The Romanian Tourist Office in London (020-7224 3692; visitromania.com) is a good source of information for potential visitors, as is Lucy Mallows' Transylvania: the Bradt Guide (£14.99)
Sink your teeth into the real Dracula
The Irish author Bram Stoker never actually set foot in Transylvania, and he claimed that Dracula, published in 1897 was "born of a nightmare following a supper of dressed crab". However, the man he used for inspiration, Vlad III Tepes (pictured left), was a real 15th-century villain whose deeds were even more dastardly than those of the vampire count.
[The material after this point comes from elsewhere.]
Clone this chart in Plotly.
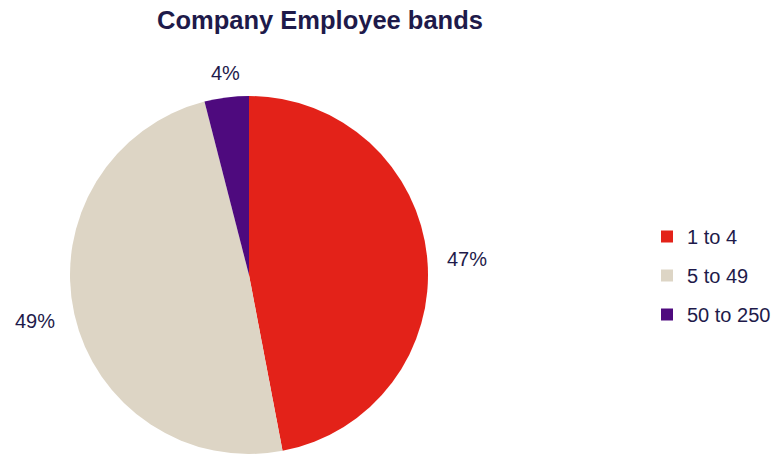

Vlad III Tepes was born in Sighisoara, the Transylvanian town, but spent much of his life in the region of Wallachia to the south, where he was a voivode (prince). Tepes helped to keep the Ottoman army at bay but he was ruthless with his own people. He earned the nickname Tepes ("Impaler") through his preferred method of dispatching his enemies. He liked to bind victims spread-eagled then hammer a stake through the poor soul's rectum as far as the shoulder.
The prince was killed in 1476 in battle against the Ottomans near Bucharest. Legend tells how his decapitated head was preserved in honey and taken to Constantinople as proof of death for the sultan. Vlad's headless body was reportedly buried at a monastery on Snagov Island, in the middle of a lake 36km north of Bucharest, although many doubt he lies there.
Separated from their mother country by vast swathes of deserted countryside, the 700,000 Hungarian-speaking Szekely people live mostly in Transylvania's eastern counties: Covasna, Harghita and Mures. They claim to be descended from Attila's Huns. In Stoker's Dracula, the Count is a Szekely and tells Jonathan Harker "Our ways are not your ways, and there shall be to you many strange things".
Szekely villages can often be identified by the beautiful carved gates guarding each yard and occasionally on the road leading into a village. The picturesque road between Odorheiu Secuiesc (Szekelyudvarhely in Hungarian) and Miercurea-Ciuc (Csikszereda) has some good examples. A slight detour to the pottery-crazy village of Corund will satisfy all ceramic cravings.
The Kalotaszeg region near Cluj-Napoca comprises 40 villages inhabited almost exclusively by Hungarians. Old people wear traditional costumes on Sundays and travel by horse and cart as life continues barely touched by the trappings of the 20th century.
The Hungarian composers Béla Bartók and Zoltá*Kodály drew inspiration from the rich tradition of folk melodies found here. In Sancraiu (Kalotaszentkiraly), visitors can stay in the guesthouse (00 40 264 257580; davincze.ro) belonging to local Istvan Vincze-Kecskes.
Many people nominate Rimetea (Torocko) as the most beautiful Hungarian village in all Romania. The collection of white houses set in rows nestles in the shadow of the mystical Szekely Stone, a looming 1,129m-high outcrop.